I am trying to solve for the variance of $x[n]$, a time series process. $$x[n] +a_1x[n-1]=w[n]$$where $w[n]$ is white noise with zero mean and variance $\sigma^2_v$. Also $|a_1|<1$.
I am aware that the equation can be solved using the Yule Walker Equations, but I was trying to solve it brute force using expectation.
Here is what I did:
Take the z-transform of the process, $$X(z) + a_1X(z)z^{-1} = W(z)$$ Solving for the system function, $$ H(z) = \frac{X(z)}{W(z)} = \frac{1}{1+a_1z^{-1}}$$ Inverse z-transform, $$h[n] = (-a_1)^nu[n]$$ Using convolution, $$x[n] = \sum_{k=0}^{n-1}(-a_1)^kw[n-k]$$ Solving for the variance, $$E[x[n]x^*[n]]=E[\sum_{k=0}^{n-1}(-a_1)^kw[n-k]\sum_{l=0}^{n-1}(-a_1)^lw[n-l]]$$ $$E[x[n]x^*[n]] = \sum_{k=0}^{n-1}(-a_1)^k\sum_{l=0}^{n-1}(-a_1)^lE[w[n-k]w[n-l]]$$ Since w[n] is a white noise process, $$E[w[n-k]w[n-l]] = 0, k\neq l $$ $$E[w[n-k][w[n-l]] = \sigma^2_v, k=l$$ So the expectation becomes, $$E[x[n]x^*[n]] = \sum_{m=0}^{n-1}(a_1^2)^m \sigma^2_v$$ Therefore, $$Var[x[n]]= \sigma^2_v \frac{1-(a_1^2)^n}{1-a_1^2} $$
But this is not correct, this answer is nonstationary, and we should expect a stationary solution for the zero mean white noise.

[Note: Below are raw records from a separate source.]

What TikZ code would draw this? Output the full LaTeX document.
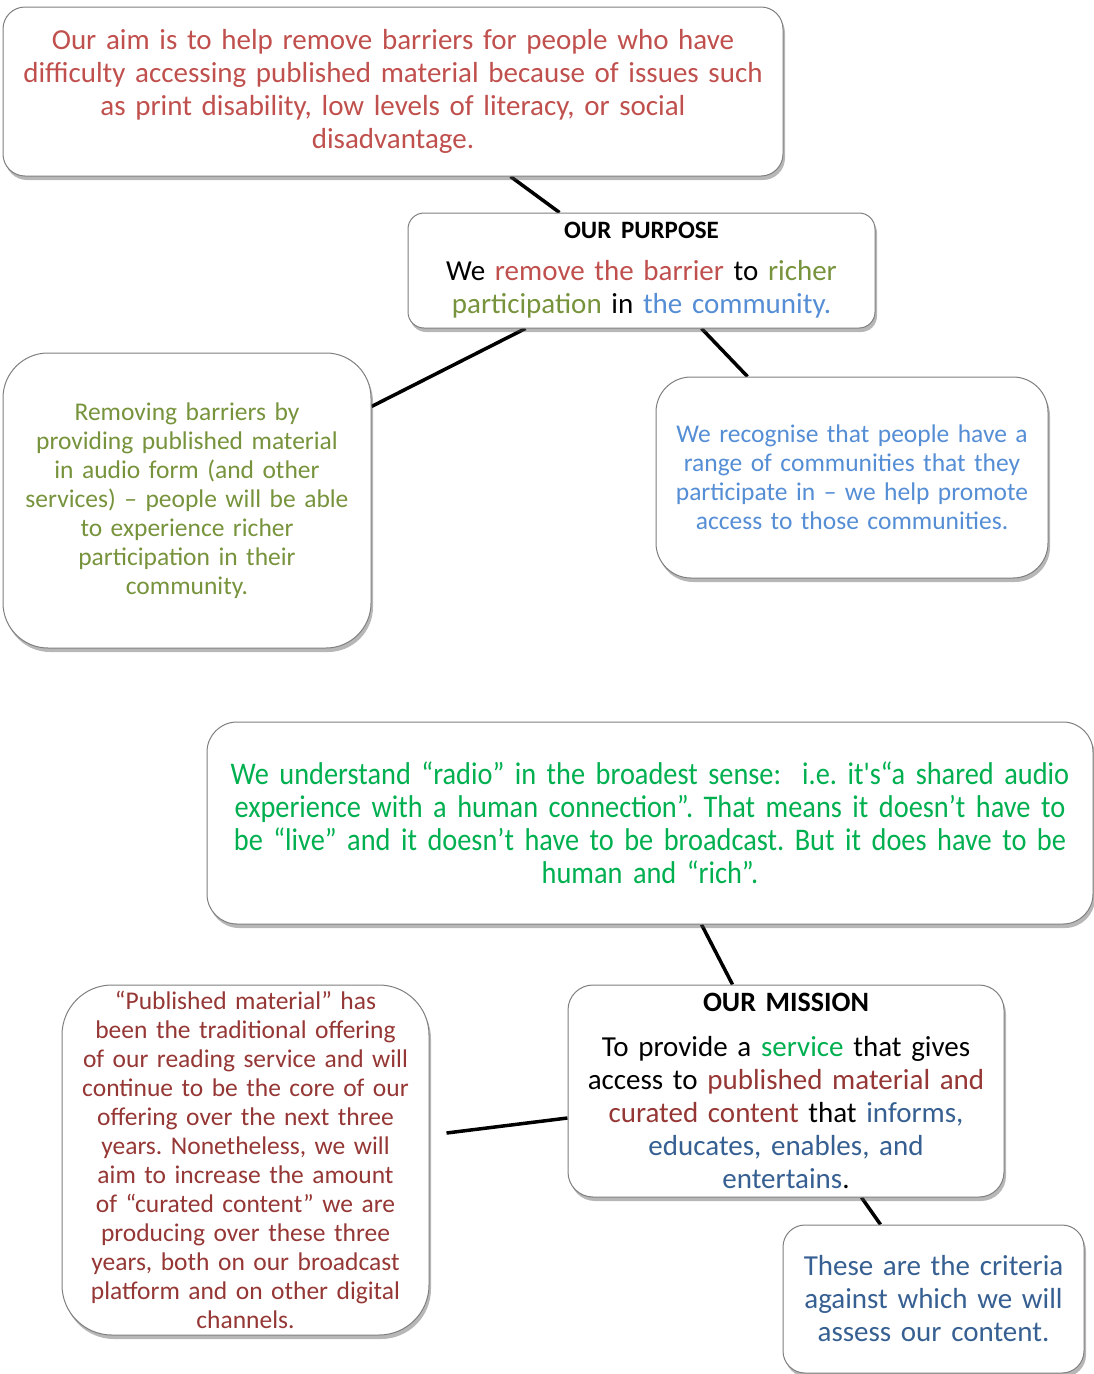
\documentclass[tikz,border=0pt]{standalone}
\usepackage{fontspec}
\setmainfont{Carlito}[WordSpace=0.65]
\newfontfamily\condfont{Carlito}[FakeStretch=0.9, WordSpace=0.6, Ligatures=TeXOff]
\usetikzlibrary{shadows,backgrounds}
\definecolor{cred}{HTML}{C0504D}
\definecolor{colive}{HTML}{77933C}
\definecolor{clblue}{HTML}{558ED5}
\definecolor{cgreen}{HTML}{00B050}
\definecolor{cdred}{HTML}{953735}
\definecolor{cdblue}{HTML}{376092}
\definecolor{boxgray}{HTML}{7F7F7F}
\tikzset{
  box/.style={draw=boxgray, line width=1pt, fill=white, rounded corners=#1,
    drop shadow={shadow xshift=2pt, shadow yshift=-4pt, opacity=0.4, fill=black!70},
    align=center, inner sep=0pt},
  link/.style={line width=3.5pt, draw=black},
  fbig/.style={font=\frenchspacing\fontsize{29}{33}\selectfont},
  fsmall/.style={font=\frenchspacing\fontsize{25.5}{29}\selectfont},
}
\begin{document}
\begin{tikzpicture}[x=1pt,y=-1pt]
\useasboundingbox (0,0) rectangle (1094,1374);

\node[box=22pt, fbig, text=cred, minimum width=780pt, minimum height=169pt, text width=770pt] (top) at (393,91.5)
 {Our aim is to help remove barriers for people who have\\
  difficulty accessing published material because of issues such\\
  as print disability, low levels of literacy, or social\\
  disadvantage.};

\node[box=16pt, fbig, minimum width=467pt, minimum height=115pt, text width=460pt] (purpose) at (641.5,270.5)
 {{\fontsize{25}{29}\selectfont\bfseries OUR PURPOSE}\\[9pt]
  We \textcolor{cred}{remove the barrier} to \textcolor{colive}{richer}\\
  \textcolor{colive}{participation} in \textcolor{clblue}{the community.}};

\node[box=45pt, fsmall, text=colive, minimum width=368pt, minimum height=295pt, text width=360pt] (left) at (187,500.5)
 {Removing barriers by\\
  providing published material\\
  in audio form (and other\\
  services) -- people will be able\\
  to experience richer\\
  participation in their\\
  community.};

\node[box=35pt, fsmall, text=clblue, minimum width=392pt, minimum height=201pt, text width=385pt] (blue) at (852,477.5)
 {We recognise that people have a\\
  range of communities that they\\
  participate in -- we help promote\\
  access to those communities.};

\node[box=30pt, font=\frenchspacing\condfont\fontsize{31.5}{33}\selectfont, text=cgreen, minimum width=886pt, minimum height=202pt, text width=880pt] (radio) at (650,823)
 {We understand “radio” in the broadest sense:\ \ i.e. it's“a shared audio\\
  experience with a human connection”. That means it doesn’t have to\\
  be “live” and it doesn’t have to be broadcast. But it does have to be\\
  human and “rich”.};

\node[box=50pt, fsmall, text=cdred, minimum width=367pt, minimum height=350pt, text width=362pt] (pub) at (245.5,1160)
 {“Published material” has\\
  been the traditional offering\\
  of our reading service and will\\
  continue to be the core of our\\
  offering over the next three\\
  years. Nonetheless, we will\\
  aim to increase the amount\\
  of “curated content” we are\\
  producing over these three\\
  years, both on our broadcast\\
  platform and on other digital\\
  channels.};

\node[box=25pt, fbig, minimum width=436pt, minimum height=212pt, text width=430pt] (mission) at (786,1091)
 {{\fontsize{28}{30}\selectfont\bfseries OUR MISSION}\\[12pt]
  To provide a \textcolor{cgreen}{service} that gives\\
  access to \textcolor{cdred}{published material and}\\
  \textcolor{cdred}{curated content} that \textcolor{cdblue}{informs,}\\
  \textcolor{cdblue}{educates, enables, and}\\
  \textcolor{cdblue}{entertains}.};

\node[box=22pt, fbig, text=cdblue, minimum width=301pt, minimum height=148pt, text width=295pt] (crit) at (933.5,1299)
 {These are the criteria\\
  against which we will\\
  assess our content.};

\begin{scope}[on background layer]
\draw[link] ([xshift=508pt]top.south west) -- ([xshift=152pt]purpose.north west);
\draw[link] ([xshift=118pt]purpose.south west) -- ([yshift=-54pt]left.north east);
\draw[link] ([xshift=294pt]purpose.south west) -- ([xshift=92pt]blue.north west);
\draw[link] ([xshift=495pt]radio.south west) -- ([xshift=165pt]mission.north west);
\coordinate (pubend) at ([xshift=17pt,yshift=27pt]pub.east);
\draw[link] (pubend) -- ([yshift=-27pt]mission.west);
\draw[link] ([xshift=294pt]mission.south west) -- ([xshift=98pt]crit.north west);
\end{scope}
\end{tikzpicture}
\end{document}
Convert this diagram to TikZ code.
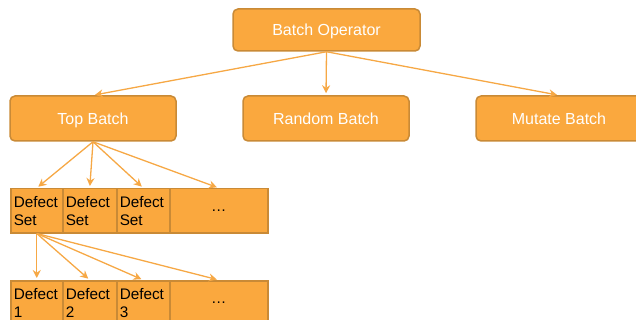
\documentclass[tikz,border=0pt]{standalone}
\usepackage{fontspec}
\setmainfont{Liberation Sans}
\usetikzlibrary{arrows.meta}
\definecolor{boxfill}{HTML}{FAA83E}
\definecolor{boxline}{HTML}{C98A36}
\definecolor{arrowcol}{HTML}{F6A845}
\tikzset{
  batchbox/.style={draw=boxline, fill=boxfill, line width=1.5pt, rounded corners=5pt,
    minimum width=166pt, minimum height=45pt, text=white, text height=11.5pt, text depth=0pt,
    font=\fontsize{16}{19}\selectfont},
  cellbox/.style={draw=boxline, fill=boxfill, line width=1.5pt, anchor=north west,
    minimum height=44pt, inner sep=3pt, align=left, font=\fontsize{15.3}{18}\selectfont},
  link/.style={draw=arrowcol, line width=1.3pt, -{Stealth[length=8pt,width=8pt]}, shorten >=2pt}
}
\begin{document}
\begin{tikzpicture}[x=1pt,y=-1pt]
\useasboundingbox (0,0) rectangle (636,320);
\clip (0,0) rectangle (636,320);
% batches
\node[batchbox, minimum width=187pt, minimum height=42pt] (op) at (326.5,30) {Batch Operator};
\node[batchbox] (top) at (93,118.5) {Top Batch};
\node[batchbox] (rand) at (326,118.5) {Random Batch};
\node[batchbox] (mut) at (559,118.5) {Mutate Batch};
\draw[link] (op.south) -- (top.north);
\draw[link] (op.south) -- (rand.north);
\draw[link] (op.south) -- (mut.north);
% defect sets
\node[cellbox, minimum width=52pt, text width=46pt] (set1) at (10,188) {Defect\\Set};
\node[cellbox, minimum width=54pt, text width=48pt] (set2) at (62,188) {Defect\\Set};
\node[cellbox, minimum width=53pt, text width=47pt] (set3) at (116,188) {Defect\\Set};
\node[cellbox, minimum width=98pt, text width=92pt, align=center] (set4) at (169,188) {…\\[4pt]};
\foreach \n in {set1,set2,set3,set4} \draw[link] (top.south) -- (\n.north);
% defects
\node[cellbox, minimum width=52pt, text width=46pt] (def1) at (10,280) {Defect\\1};
\node[cellbox, minimum width=54pt, text width=48pt] (def2) at (62,280) {Defect\\2};
\node[cellbox, minimum width=53pt, text width=47pt] (def3) at (116,280) {Defect\\3};
\node[cellbox, minimum width=98pt, text width=92pt, align=center] (def4) at (169,280) {…\\[4pt]};
\foreach \n in {def1,def2,def3,def4} \draw[link] (set1.south) -- (\n.north);
\end{tikzpicture}
\end{document}
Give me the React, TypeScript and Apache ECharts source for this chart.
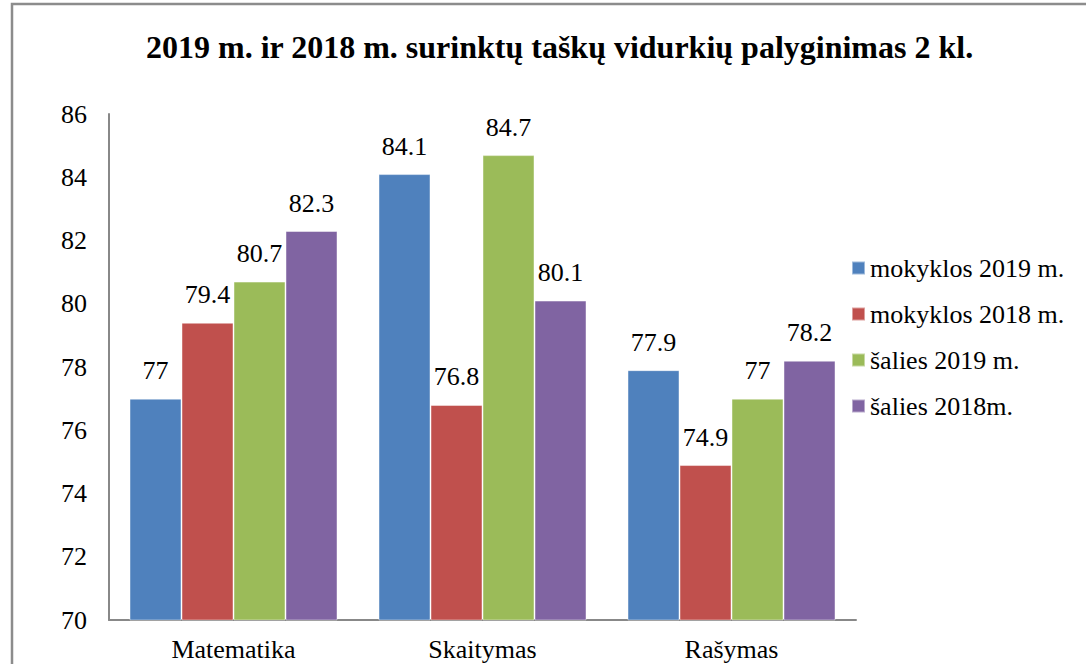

The correct answer is $\frac{\sigma^2_v}{1-a^2_1}$
It would be very helpful if someone could point out what I did wrong. I would like to solve this problem using this method. That way I can more appreciate using Yule-Walker equations. Thank you!